**What this task involves**
Your task is to copy each line that has the word "with".

**The data**
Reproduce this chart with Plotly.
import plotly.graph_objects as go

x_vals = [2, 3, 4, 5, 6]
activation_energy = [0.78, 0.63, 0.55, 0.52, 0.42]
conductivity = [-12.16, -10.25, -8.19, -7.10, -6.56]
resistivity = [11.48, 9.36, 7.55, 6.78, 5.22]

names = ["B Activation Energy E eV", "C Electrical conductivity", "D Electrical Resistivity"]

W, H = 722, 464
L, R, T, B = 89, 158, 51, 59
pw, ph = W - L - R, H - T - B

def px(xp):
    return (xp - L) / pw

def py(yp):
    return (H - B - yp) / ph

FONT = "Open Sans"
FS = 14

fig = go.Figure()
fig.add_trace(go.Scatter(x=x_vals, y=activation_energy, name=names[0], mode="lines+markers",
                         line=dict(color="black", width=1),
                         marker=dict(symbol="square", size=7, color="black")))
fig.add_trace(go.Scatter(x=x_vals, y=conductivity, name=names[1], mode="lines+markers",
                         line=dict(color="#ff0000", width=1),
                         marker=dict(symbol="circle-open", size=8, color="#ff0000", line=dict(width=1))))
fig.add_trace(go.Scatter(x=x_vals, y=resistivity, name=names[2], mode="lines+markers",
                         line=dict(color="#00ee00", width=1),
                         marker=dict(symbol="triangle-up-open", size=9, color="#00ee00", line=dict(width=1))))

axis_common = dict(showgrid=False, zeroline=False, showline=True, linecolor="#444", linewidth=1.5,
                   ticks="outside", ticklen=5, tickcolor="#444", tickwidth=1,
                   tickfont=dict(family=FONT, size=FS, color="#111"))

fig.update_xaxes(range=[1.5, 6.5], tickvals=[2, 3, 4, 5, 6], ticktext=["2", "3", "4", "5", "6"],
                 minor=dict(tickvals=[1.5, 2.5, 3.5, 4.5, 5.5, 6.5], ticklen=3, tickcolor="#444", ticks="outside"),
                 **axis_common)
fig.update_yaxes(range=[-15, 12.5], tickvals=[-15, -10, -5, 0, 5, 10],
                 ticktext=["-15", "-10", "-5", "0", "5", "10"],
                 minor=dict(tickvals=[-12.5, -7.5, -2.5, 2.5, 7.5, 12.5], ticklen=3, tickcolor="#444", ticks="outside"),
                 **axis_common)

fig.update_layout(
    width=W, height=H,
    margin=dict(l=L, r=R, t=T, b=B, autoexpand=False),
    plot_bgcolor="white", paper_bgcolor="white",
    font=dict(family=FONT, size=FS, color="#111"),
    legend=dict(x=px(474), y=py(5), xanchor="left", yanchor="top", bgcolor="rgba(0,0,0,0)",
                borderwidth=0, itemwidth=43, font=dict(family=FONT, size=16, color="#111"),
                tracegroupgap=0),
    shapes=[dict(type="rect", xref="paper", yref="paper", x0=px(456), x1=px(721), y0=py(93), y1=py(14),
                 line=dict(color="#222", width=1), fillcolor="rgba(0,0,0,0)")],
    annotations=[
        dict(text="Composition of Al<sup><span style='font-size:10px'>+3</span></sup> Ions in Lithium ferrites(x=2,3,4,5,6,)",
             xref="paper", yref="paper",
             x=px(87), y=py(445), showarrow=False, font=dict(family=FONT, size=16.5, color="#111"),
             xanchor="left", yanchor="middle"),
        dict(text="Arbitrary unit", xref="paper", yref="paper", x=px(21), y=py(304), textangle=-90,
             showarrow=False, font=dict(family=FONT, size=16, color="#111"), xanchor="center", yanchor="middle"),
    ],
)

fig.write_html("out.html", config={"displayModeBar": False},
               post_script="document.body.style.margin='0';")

...

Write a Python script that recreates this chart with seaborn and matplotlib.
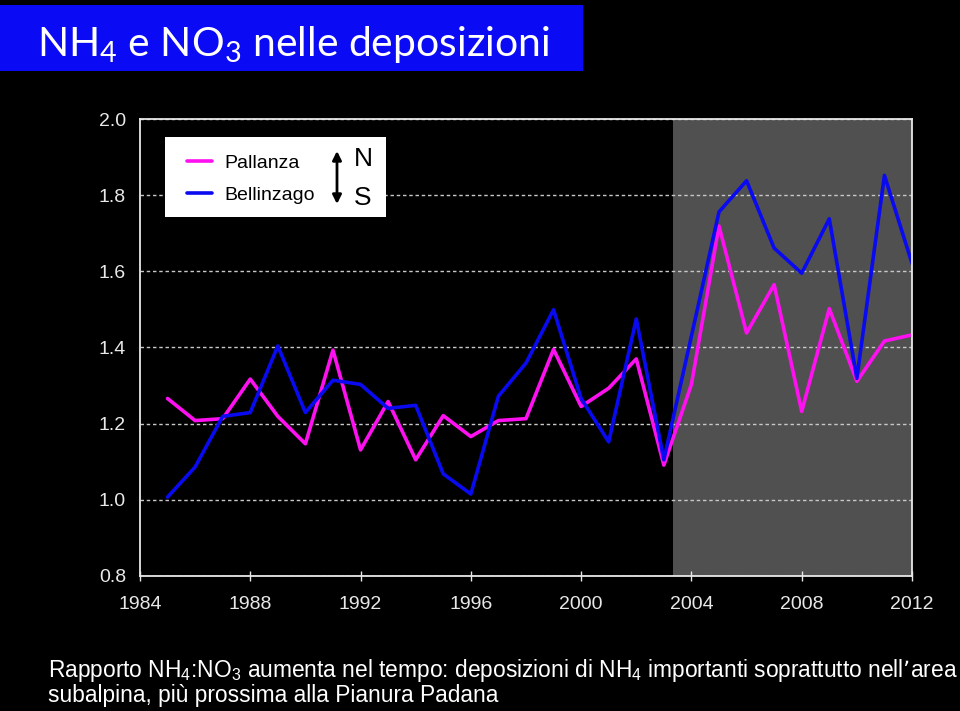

**Completed task**
Reproduce this chart with Plotly.
Write a Python script that recreates this chart with seaborn and matplotlib.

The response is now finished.